Adliye önünde açıklama yapan İkizköylülerin sözcüsü Esra Işık, şunları söyledi;

*Akbelen ormanının katline, hayatlarımızın gasp edilmesine imza atanlara, izin veren fermana karşı; İkizköylüler, Karacahisarlılar, Çamköylüler ve dayanışmaya gelen tüm mücadele dostlarımızla hep birlikte mahkemeye yürüdük, üstünde adalet yazan bu binaya kadar geldik.

*Bugüne kadar verdiği kararlarla, yaşadığımız haksızlığa ortak olan tavırlarla mahkemeler bizi defalarca kez hayal kırıklığına uğrattı. Adalete dair umudumuza hançer vurdular.

*Yine de tüm bunlara rağmen, bugün buradan hayatı gasp edilen köylüler olarak karar vereceklere, vicdanlarına sesleniyoruz: Eğer ufacık bir kırıntısı kaldıysa, adalet istiyoruz!

"ÖLÜMLE BURUN BURUNA BIRAKILDIK"

*Havasını, suyunu, toprağını sevenler olarak bugün buradayız. Sizden kanunları uygulamanızı bekliyoruz. Sizden dönüp cehenneme çevrilen hayatlarımıza bakmanızı istiyoruz. Bugün buraya; Akbelen ormanının yerinde açılan maden yüzünden, patlatılan dinamitler yüzünden yarılan evlerimizden çıkıp geldik. Madenin zehrinden kuruyan zeytinliklerimizden çıktık da geldik.

*Madenin çıkardığı toz ablukasından göz gözü görmeyen köylerimizden çıktık geldik. Ölümle burun buruna bıraktığınız hayatlarımızı yüzünüze haykırmaya geldik. Neydi suçumuz? Görevi ormanları korumak olan bakanlığın, orman genel müdürlüğünün görevini biz köylüler olarak yapmamız mı?

*Bizler Akbelen'i senelerce hem şirketten, hem ormancıdan koruduk. Sırf ormanımızı korumak istedik diye, 7'den 70'e hepimizi jopladılar, yaşlılarımızın gözlerine bile biber gazı sıktılar,  TOMA'larla üzerimize yürüdüler, şiddet uyguladılar, gözlerimizin önünde ormanımıza kıydılar, köyümüzü abluka altına aldılar, baskılarla hayatlarımıza çöktüler; ama bizi vazgeçiremediler!

*Bugün; aylardır yaşadığımız haksızlıklara, şiddete, satın alınan mahkemelere, şirketin kârını gözeten yetkililere karşı haklı mücadelemizden vazgeçmediğimizi göstermek için buradayız. Evlerimizi boşaltmamız, topraklarımızı şirkete satıp bir an önce terk etmemiz için her yol deneniyor.
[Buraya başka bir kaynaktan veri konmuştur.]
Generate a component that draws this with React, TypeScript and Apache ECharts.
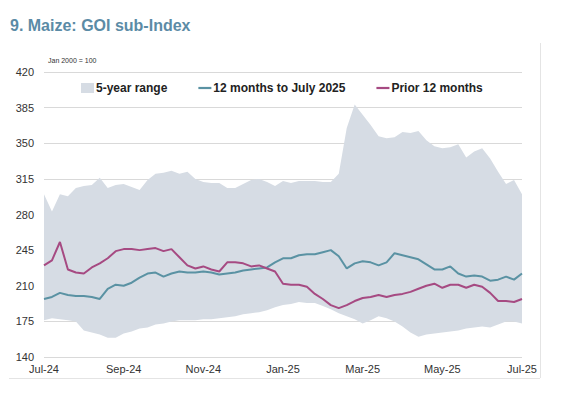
import React, { useEffect, useRef } from "react";
import * as echarts from "echarts";

const monthLabels = ["Jul-24", "Sep-24", "Nov-24", "Jan-25", "Mar-25", "May-25", "Jul-25"];
const yTicks = { min: 140, max: 420, interval: 35 };

// ~6-day sample points, Jul-24 .. Jul-25 (61 points)
const rangeLow = [
  176, 178, 177, 176, 175, 166, 164, 162, 159, 159,
  163, 165, 168, 169, 172, 173, 175, 176, 176, 176,
  177, 177, 178, 179, 180, 182, 183, 184, 186, 189,
  191, 192, 194, 193, 193, 190, 187, 183, 180, 177,
  173, 176, 180, 178, 175, 170, 164, 160, 162, 163,
  164, 165, 166, 168, 169, 170, 169, 172, 175, 175,
  173,
];
const rangeHigh = [
  300, 283, 300, 298, 306, 308, 309, 316, 306, 309,
  310, 307, 304, 314, 320, 321, 323, 320, 322, 315,
  312, 311, 311, 306, 306, 310, 314, 315, 312, 308,
  313, 311, 313, 313, 313, 312, 312, 320, 365, 388,
  378, 368, 357, 355, 356, 361, 360, 362, 353, 347,
  345, 346, 349, 336, 342, 345, 335, 322, 310, 314,
  300,
];
const current12 = [
  197, 199, 203, 201, 200, 200, 199, 197, 207, 211,
  210, 213, 218, 222, 223, 219, 222, 224, 223, 223,
  224, 223, 221, 222, 223, 225, 226, 227, 228, 233,
  237, 237, 240, 241, 241, 243, 245, 239, 227, 232,
  234, 233, 230, 233, 242, 240, 238, 236, 231, 226,
  226, 229, 222, 219, 220, 219, 215, 216, 219, 216,
  222,
];
const prior12 = [
  230, 235, 253, 226, 223, 222, 228, 232, 237, 244,
  246, 246, 245, 246, 247, 244, 246, 238, 230, 227,
  229, 226, 224, 233, 233, 232, 229, 230, 227, 224,
  212, 211, 211, 209, 202, 197, 191, 188, 191, 195,
  198, 199, 201, 199, 201, 202, 204, 207, 210, 212,
  208, 211, 211, 208, 211, 209, 203, 195, 195, 194,
  197,
];

const categories = rangeLow.map((_, i) => String(i));

const GREY = "#d6dce4";
const TEAL = "#5a92a3";
const MAGENTA = "#a64a82";

export default function App() {
  const ref = useRef<HTMLDivElement>(null);
  useEffect(() => {
    if (!ref.current) return;
    const chart = echarts.init(ref.current, undefined, { renderer: "svg" });
    const diff = rangeHigh.map((v, i) => v - rangeLow[i]);
    const lineIcon = "path://M0,4 L13,4 L13,6.2 L0,6.2 Z";
    chart.setOption({
      animation: false,
      backgroundColor: "#ffffff",
      title: {
        text: "9. Maize: GOI sub-Index",
        left: 5,
        top: 12,
        textStyle: { fontFamily: "Liberation Sans, Arial", fontSize: 16, fontWeight: "bold", color: "#5b8ba6" },
      },
      graphic: [
        {
          type: "text",
          left: 48,
          top: 57,
          style: { text: "Jan 2000 = 100", font: "7px Liberation Sans, Arial", fill: "#333" },
        },
        { type: "line", shape: { x1: 9, y1: 378.5, x2: 540, y2: 378.5 }, style: { stroke: "#e4e4e4", lineWidth: 1 } },
        { type: "line", shape: { x1: 540.5, y1: 43, x2: 540.5, y2: 378 }, style: { stroke: "#e4e4e4", lineWidth: 1 } },
      ],
      legend: {
        left: 76,
        top: 77,
        itemWidth: 13,
        itemHeight: 10,
        itemGap: 31,
        textStyle: { fontFamily: "Liberation Sans, Arial", fontSize: 12, fontWeight: "bold", color: "#222", padding: [0, 0, 0, -3] },
        data: [
          { name: "5-year range", icon: "rect" },
          { name: "12 months to July 2025", icon: lineIcon },
          { name: "Prior 12 months", icon: lineIcon },
        ],
      },
      grid: { left: 44, right: 45, top: 72, bottom: 37 },
      xAxis: {
        type: "category",
        data: categories,
        boundaryGap: false,
        axisLine: { show: false },
        axisTick: { show: false },
        axisLabel: {
          interval: 9,
          margin: 6,
          color: "#333",
          fontFamily: "Liberation Sans, Arial",
          fontSize: 11,
          formatter: (_v: string, idx: number) => monthLabels[Math.round(idx / 10)] ?? "",
        },
        splitLine: { show: false },
      },
      yAxis: {
        type: "value",
        min: yTicks.min,
        max: yTicks.max,
        interval: yTicks.interval,
        axisLine: { show: false },
        axisTick: { show: false },
        axisLabel: { color: "#333", fontFamily: "Liberation Sans, Arial", fontSize: 11, margin: 10 },
        splitLine: { lineStyle: { color: "#d9d9d9", width: 1.2 } },
      },
      series: [
        {
          name: "range-low",
          type: "line",
          stack: "range",
          data: rangeLow,
          symbol: "none",
          lineStyle: { width: 0, opacity: 0 },
          silent: true,
        },
        {
          name: "5-year range",
          type: "line",
          stack: "range",
          data: diff,
          symbol: "none",
          lineStyle: { width: 0, opacity: 0 },
          itemStyle: { color: GREY },
          areaStyle: { color: GREY, opacity: 1 },
        },
        {
          name: "12 months to July 2025",
          type: "line",
          data: current12,
          symbol: "none",
          itemStyle: { color: TEAL },
          lineStyle: { color: TEAL, width: 2 },
        },
        {
          name: "Prior 12 months",
          type: "line",
          data: prior12,
          symbol: "none",
          itemStyle: { color: MAGENTA },
          lineStyle: { color: MAGENTA, width: 2 },
        },
      ],
    });
    return () => chart.dispose();
  }, []);
  return <div ref={ref} style={{ position: "fixed", left: 0, top: 0, width: 567, height: 394 }} />;
}
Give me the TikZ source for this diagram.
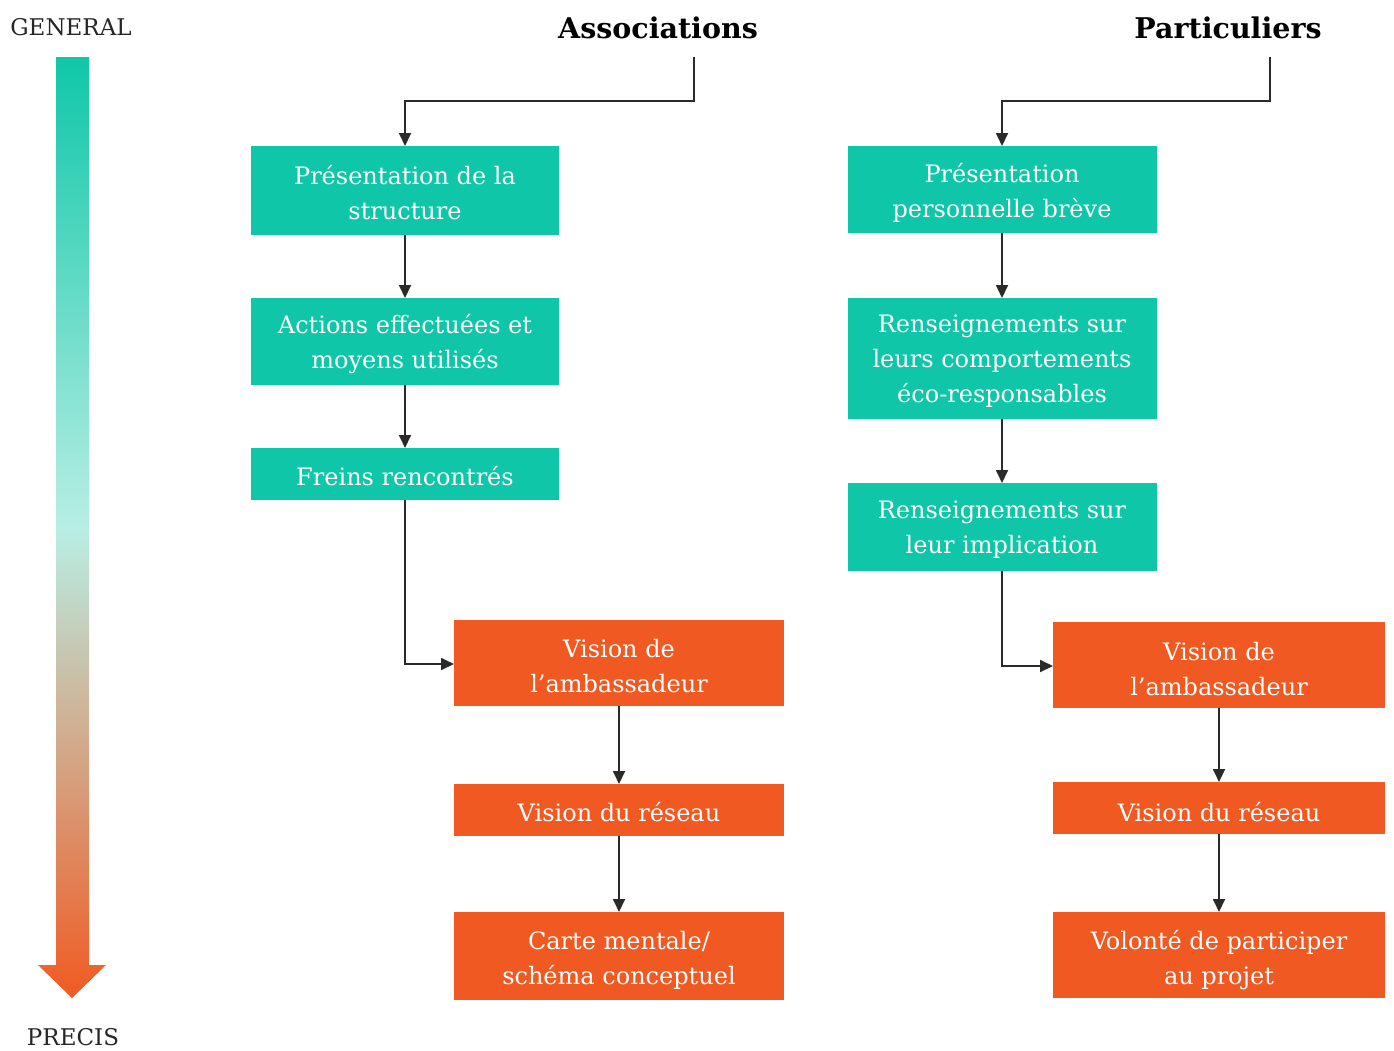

*Akbelen ormanını da bu yüzden kestiler. Kesilirken üzerimize askerleri bu yüzden gönderdiler. Hak, hukuk, adalet alaşağı edilerek hukuksuzca bu kesim yapıldı. Eğer üç maymunu oynamak yerine gözlerini çevirip Akbelen'e, talan ettikleri hayatlarımıza bir kez bakarlarsa, Akbelen'in katline sebep olan bu izni iptal ederler, bu madeni durdururlar.

*Bu talanda parmağı olan herkes duysun; eğer siz durmazsanız, biz de durmayacağız. Maden köyümüzü, hayatlarımızı terk edene kadar vazgeçmeyeceğiz. Beş senedir verdiğimiz mücadele insanca yaşam hakkımızın davasıdır. Biz bitti demeden de bu dava asla bitmeyecek!